Published online by Cambridge University Press: 01 September 2009
THE USABLE PAST began as I was writing a book on apocalyptic historicism in contemporary U.S. and Latin American fiction. As I worked on that project, I found that I was persistently drawn to investigate other attitudes toward history and literary tradition besides the apocalyptic, in part to test my hypotheses about American apocalypticism and in part, no doubt, to counterbalance the peculiar intensities of that mode. As I strayed from Armageddon, I repeatedly encountered a contrasting impulse to create precursors rather than cancel them. This other impulse involved a characteristic historical awareness – what I call an anxiety of origins – with respect to New World cultural histories and traditions.

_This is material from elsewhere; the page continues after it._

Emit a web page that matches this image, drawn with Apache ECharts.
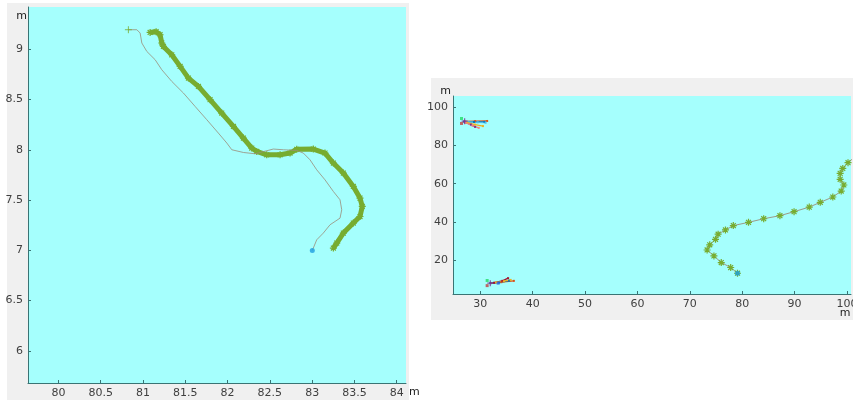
<!DOCTYPE html>
<html>
<head>
<meta charset="utf-8">
<script src="https://cdn.jsdelivr.net/npm/echarts@6/dist/echarts.min.js"></script>
<style>
  html, body { margin: 0; padding: 0; background: #ffffff; }
  #chart { width: 853px; height: 403px; }
</style>
</head>
<body>
<div id="chart"></div>
<script>
// ---- Left view: close-up of the two tracks (metres) ----
const leftXTicks = [80, 80.5, 81, 81.5, 82, 82.5, 83, 83.5, 84];
const leftYTicks = [6, 6.5, 7, 7.5, 8, 8.5, 9];

// estimated track (green asterisks)
const leftEstimate = [
  [81.084, 9.167], [81.155, 9.174], [81.202, 9.144], [81.222, 9.062], [81.241, 9.028],
  [81.340, 8.945], [81.439, 8.829], [81.537, 8.713], [81.655, 8.630], [81.793, 8.498],
  [81.931, 8.365], [82.069, 8.232], [82.187, 8.116], [82.286, 8.017], [82.345, 7.983],
  [82.463, 7.950], [82.621, 7.950], [82.739, 7.967], [82.818, 8.005], [83.014, 8.007],
  [83.152, 7.967], [83.251, 7.868], [83.369, 7.768], [83.487, 7.635], [83.566, 7.519],
  [83.593, 7.436], [83.566, 7.336], [83.487, 7.271], [83.369, 7.171], [83.291, 7.072],
  [83.251, 7.022]
];

// reference track (thin line)
const leftTrue = [
  [80.827, 9.194], [80.927, 9.194], [80.966, 9.161], [80.986, 9.062], [81.045, 8.978],
  [81.143, 8.896], [81.222, 8.796], [81.340, 8.680], [81.478, 8.564], [81.616, 8.431],
  [81.754, 8.299], [81.891, 8.166], [81.991, 8.067], [82.050, 8.000], [82.187, 7.973],
  [82.325, 7.960], [82.541, 8.007], [82.660, 8.000], [82.818, 7.993], [82.896, 7.967],
  [82.975, 7.900], [83.054, 7.801], [83.152, 7.701], [83.251, 7.585], [83.330, 7.502],
  [83.350, 7.403], [83.330, 7.320], [83.271, 7.287], [83.212, 7.254], [83.132, 7.171],
  [83.054, 7.104], [83.014, 7.022], [83.002, 6.998]
];
const leftStart = [[80.827, 9.194]];
const leftEnd = [[83.002, 6.998]];

// ---- Right view: whole area (metres) ----
const rightXTicks = [30, 40, 50, 60, 70, 80, 90, 100];
const rightYTicks = [20, 40, 60, 80, 100];

const rightTrack = [
  [101.5, 74.0], [100.2, 71.0], [99.2, 68.0], [98.7, 65.4], [98.7, 62.3], [99.4, 59.3],
  [98.9, 56.1], [97.3, 53.0], [94.9, 50.2], [92.8, 47.7], [89.9, 45.3], [87.2, 43.2],
  [84.1, 41.6], [81.2, 39.7], [78.3, 38.0], [76.8, 35.7], [75.4, 33.5], [74.9, 30.8],
  [73.8, 27.9], [73.3, 25.2], [74.6, 22.1], [76.0, 18.6], [77.8, 16.0], [79.1, 13.0]
];
const rightEnd = [[79.1, 13.0]];

// small groups of short tracks near the left edge
const topGroup = [
  { color: '#d95319', pts: [[27.0, 92.7], [29.0, 92.8], [31.3, 92.9]] },
  { color: '#0072bd', pts: [[26.9, 92.6], [28.8, 92.4], [30.8, 92.4]] },
  { color: '#4dbeee', pts: [[27.3, 92.5], [29.5, 92.2], [31.0, 92.0]] },
  { color: '#7e2f8e', pts: [[27.0, 92.3], [28.2, 91.0], [29.0, 89.8]] },
  { color: '#edb120', pts: [[27.4, 92.1], [29.0, 91.0], [30.5, 90.2]] },
  { color: '#f08080', pts: [[27.2, 92.0], [28.5, 90.5], [29.7, 89.3]] }
];
const topMarks = [
  { color: '#22dd66', pt: [26.4, 94.2] },
  { color: '#c04040', pt: [26.4, 91.6] }
];
const topStart = [[27.0, 92.8]];

const bottomGroup = [
  { color: '#d95319', pts: [[32.0, 7.8], [34.0, 8.3], [36.4, 9.0]] },
  { color: '#0072bd', pts: [[31.9, 7.8], [33.6, 8.1], [35.5, 9.1]] },
  { color: '#a2142f', pts: [[32.6, 8.0], [34.2, 9.0], [35.3, 10.4]] },
  { color: '#edb120', pts: [[33.0, 8.2], [34.5, 8.8], [35.8, 9.5]] }
];
const bottomMarks = [
  { color: '#22dd66', pt: [31.3, 9.2] },
  { color: '#c04040', pt: [31.3, 6.5] },
  { color: '#3060e0', pt: [33.4, 7.8] }
];
const bottomStart = [[31.9, 7.8]];

// ---- styles ----
const CYAN = '#a5fffd';
const PANEL = '#f0f0f0';
const AXIS = '#3a7474';
const TXT = '#404040';
const GREEN = '#77ac30';
const THIN = '#9a8d78';
const BLUE = '#1e9fe0';
const STAR = 'path://M5,0L5,10M0,5L10,5M1.5,1.5L8.5,8.5M8.5,1.5L1.5,8.5';
const PLUS = 'path://M5,0L5,10M0,5L10,5';
const FONT = 'DejaVu Sans';

function axisCommon(ticks) {
  return {
    nameMoveOverlap: false,
    axisLine: { show: true, onZero: false, lineStyle: { color: AXIS, width: 1 } },
    axisTick: { show: true, inside: true, length: 3, lineStyle: { color: AXIS }, customValues: ticks },
    axisLabel: { color: TXT, fontSize: 11, fontFamily: FONT, margin: 5, customValues: ticks },
    splitLine: { show: false }
  };
}

const series = [];

// left view
series.push({
  type: 'line', xAxisIndex: 0, yAxisIndex: 0, data: leftEstimate,
  lineStyle: { color: GREEN, width: 5 }, symbol: STAR, symbolSize: 7,
  itemStyle: { color: GREEN, borderColor: GREEN, borderWidth: 1.2 },
  animation: false, z: 2
});
series.push({
  type: 'line', xAxisIndex: 0, yAxisIndex: 0, data: leftTrue,
  lineStyle: { color: THIN, width: 0.8 }, showSymbol: false, symbol: 'none',
  animation: false, z: 3
});
series.push({
  type: 'scatter', xAxisIndex: 0, yAxisIndex: 0, data: leftStart,
  symbol: PLUS, symbolSize: 7,
  itemStyle: { color: GREEN, borderColor: GREEN, borderWidth: 1 }, animation: false, z: 4
});
series.push({
  type: 'scatter', xAxisIndex: 0, yAxisIndex: 0, data: leftEnd,
  symbol: 'circle', symbolSize: 5, itemStyle: { color: BLUE }, animation: false, z: 4
});

// right view
series.push({
  type: 'line', xAxisIndex: 1, yAxisIndex: 1, data: rightTrack,
  lineStyle: { color: THIN, width: 0.9 }, symbol: STAR, symbolSize: 7,
  itemStyle: { color: GREEN, borderColor: GREEN, borderWidth: 1.2 },
  animation: false, z: 2
});
series.push({
  type: 'scatter', xAxisIndex: 1, yAxisIndex: 1, data: rightEnd,
  symbol: 'circle', symbolSize: 5, itemStyle: { color: BLUE }, animation: false, z: 4
});
[topGroup, bottomGroup].forEach(function (group) {
  group.forEach(function (g) {
    series.push({
      type: 'line', xAxisIndex: 1, yAxisIndex: 1, data: g.pts,
      lineStyle: { color: g.color, width: 1.3 }, symbol: 'rect', symbolSize: 2,
      itemStyle: { color: g.color }, animation: false, z: 3
    });
  });
});
[topMarks, bottomMarks].forEach(function (marks) {
  marks.forEach(function (m) {
    series.push({
      type: 'scatter', xAxisIndex: 1, yAxisIndex: 1, data: [m.pt],
      symbol: 'rect', symbolSize: 3, itemStyle: { color: m.color }, animation: false, z: 4
    });
  });
});
[topStart, bottomStart].forEach(function (s) {
  series.push({
    type: 'scatter', xAxisIndex: 1, yAxisIndex: 1, data: s,
    symbol: PLUS, symbolSize: 6,
    itemStyle: { color: '#7e2f8e', borderColor: '#7e2f8e', borderWidth: 1.2 }, animation: false, z: 5
  });
});

const chart = echarts.init(document.getElementById('chart'), null, { renderer: 'canvas' });
chart.setOption({
  backgroundColor: '#ffffff',
  animation: false,
  graphic: [
    { type: 'rect', shape: { x: 7, y: 3, width: 402, height: 397 }, style: { fill: PANEL }, z: -10, silent: true },
    { type: 'rect', shape: { x: 431, y: 78, width: 422, height: 242 }, style: { fill: PANEL }, z: -10, silent: true }
  ],
  grid: [
    { left: 28, top: 7, width: 378, height: 376, show: true, backgroundColor: CYAN, borderWidth: 0,
      containLabel: false, outerBoundsMode: 'none' },
    { left: 453, top: 96, width: 398, height: 198, show: true, backgroundColor: CYAN, borderWidth: 0,
      containLabel: false, outerBoundsMode: 'none' }
  ],
  xAxis: [
    Object.assign({
      type: 'value', gridIndex: 0, min: 79.64, max: 84.11,
      name: 'm', nameLocation: 'end', nameGap: 3,
      nameTextStyle: { color: '#202020', fontSize: 11, fontFamily: FONT, align: 'left', verticalAlign: 'top', padding: [4, 0, 0, 0] }
    }, axisCommon(leftXTicks)),
    Object.assign({
      type: 'value', gridIndex: 1, min: 24.78, max: 100.77,
      name: 'm', nameLocation: 'end', nameGap: -6,
      nameTextStyle: { color: '#202020', fontSize: 11, fontFamily: FONT, align: 'center', verticalAlign: 'top', padding: [14, 0, 0, 0] }
    }, axisCommon(rightXTicks))
  ],
  yAxis: [
    Object.assign({
      type: 'value', gridIndex: 0, min: 5.68, max: 9.42,
      name: 'm', nameLocation: 'end', nameGap: -9,
      nameTextStyle: { color: '#202020', fontSize: 11, fontFamily: FONT, align: 'right', verticalAlign: 'middle', padding: [0, 1, 0, 0] }
    }, axisCommon(leftYTicks)),
    Object.assign({
      type: 'value', gridIndex: 1, min: 2.1, max: 106.0,
      name: 'm', nameLocation: 'end', nameGap: -1,
      nameTextStyle: { color: '#202020', fontSize: 11, fontFamily: FONT, align: 'right', verticalAlign: 'bottom', padding: [0, 2, 0, 0] }
    }, axisCommon(rightYTicks))
  ],
  series: series
});
</script>
</body>
</html>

In my introduction I establish connections between this anxiety and the narrative energies that constitute usable histories and traditions. How these energies operate in selected works of U.S. and Latin American fiction is the subject of the chapters that follow.
My title is drawn from Van Wyck Brooks' essay, “On Creating a Usable Past,” and signals the ambivalence (often ironic) of history in a “new” world. “Usable” implies the active engagement of a user or users, through whose agency collective and personal histories are constituted. The term thus obviates the possibility of innocent history, but not the possibility of authentic history when it is actively imagined by its user(s).